L'apostasia dell'Europa

Redazione
Recuperare le radici cristiane per vincere “l’incompetenza morale”

"Moralmente incompetente" è un’espressione ben riuscita in un lavoro di narrativa, nell’editoriale di un giornale e riferita alla condizione dell’Europa si colloca nel registro della tragedia. La frase completa di Bret Stephens sul Wall Street Journal è: “L’Europa sta morendo perché è diventata moralmente incompetente”. Stephens non cade nella semplificazione del vecchio mondo che non crede in niente, perché gli europei credono in un sacco di cose, la tolleranza, i diritti umani, l’ambiente, ma “sono convinzioni superficiali, sostenute superficialmente”, “carine ma secondarie”. Quello in cui gli europei non credono più “sono le cose da cui le loro convinzioni sono scaturite”, cioè la tradizione giudaico-cristiana, con tutto il suo portato in termini di libertà e capacità di costruire una società prospera.

 

Qualche malconcia infiorescenza dell’uomo europeo è rimasta, ma le radici si sono inabissate, e quando si tratta di tracciare linee di demarcazione chiare – vedi politiche d’immigrazione – l’Europa non ha la competenza morale per decidersi.

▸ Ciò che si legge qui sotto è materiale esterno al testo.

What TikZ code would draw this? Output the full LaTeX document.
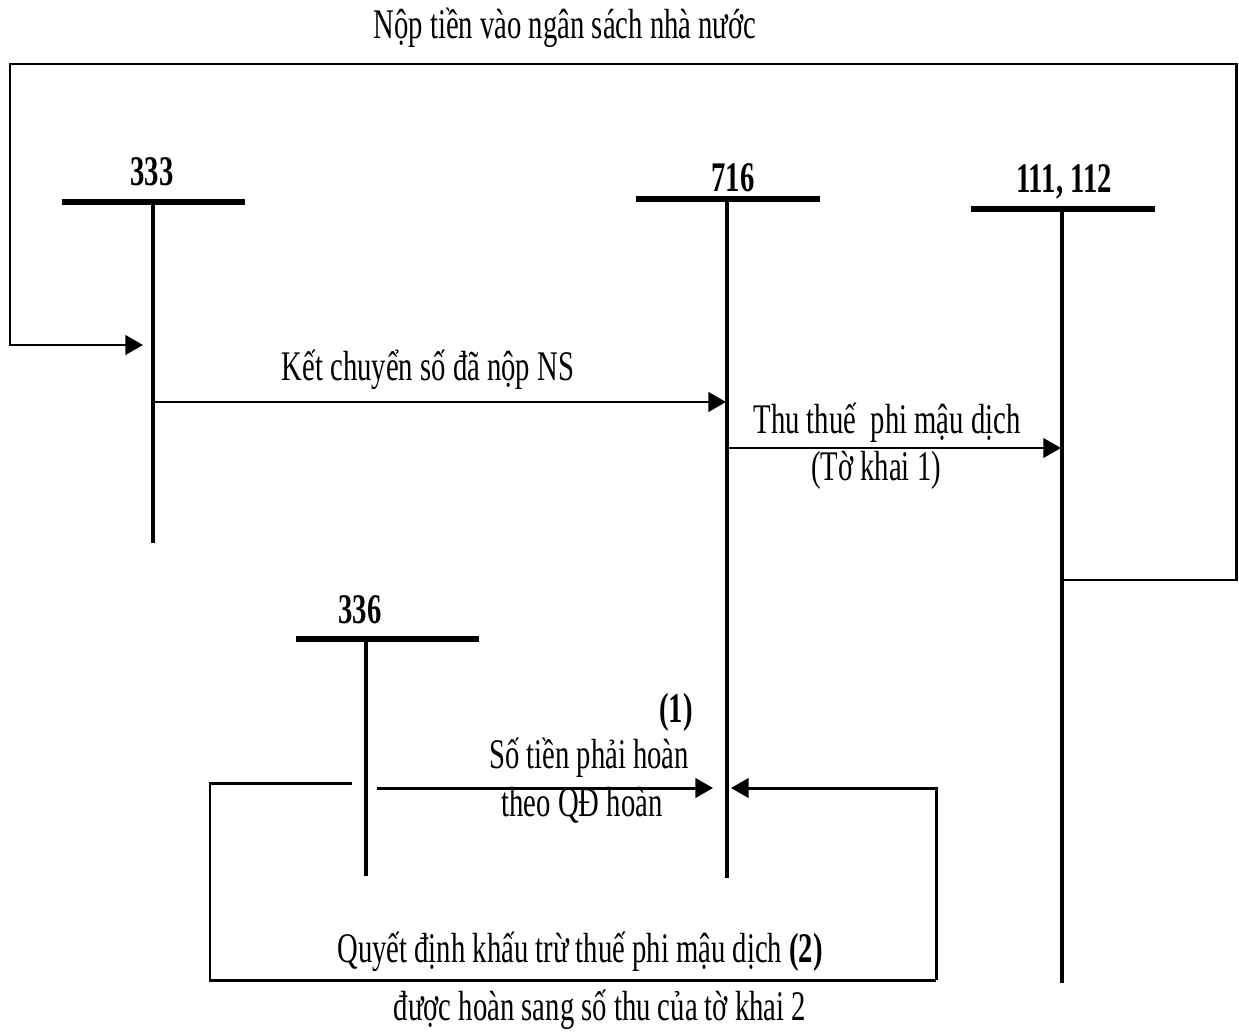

Stephens prende a esempio la diplomazia di Angela Merkel, cancelliera del gran pilastro continentale e leader di un partito cristiano, che accoglie le richieste della Turchia e si fa garante dell’accelerazione del processo che la porterà in Europa. In cambio, Merkel fa le “richieste civiche” che gli europei di solito fanno, ignorando, o fingendo di non sapere, che l’islam di Erdogan le sue radici non le ha scordate. E’ la “singolare forma di apostasia” di cui parlava Benedetto XVI, profetizzando: “L’Europa ha bisogno di una nuova accettazione di se stessa se davvero vuole sopravvivere”.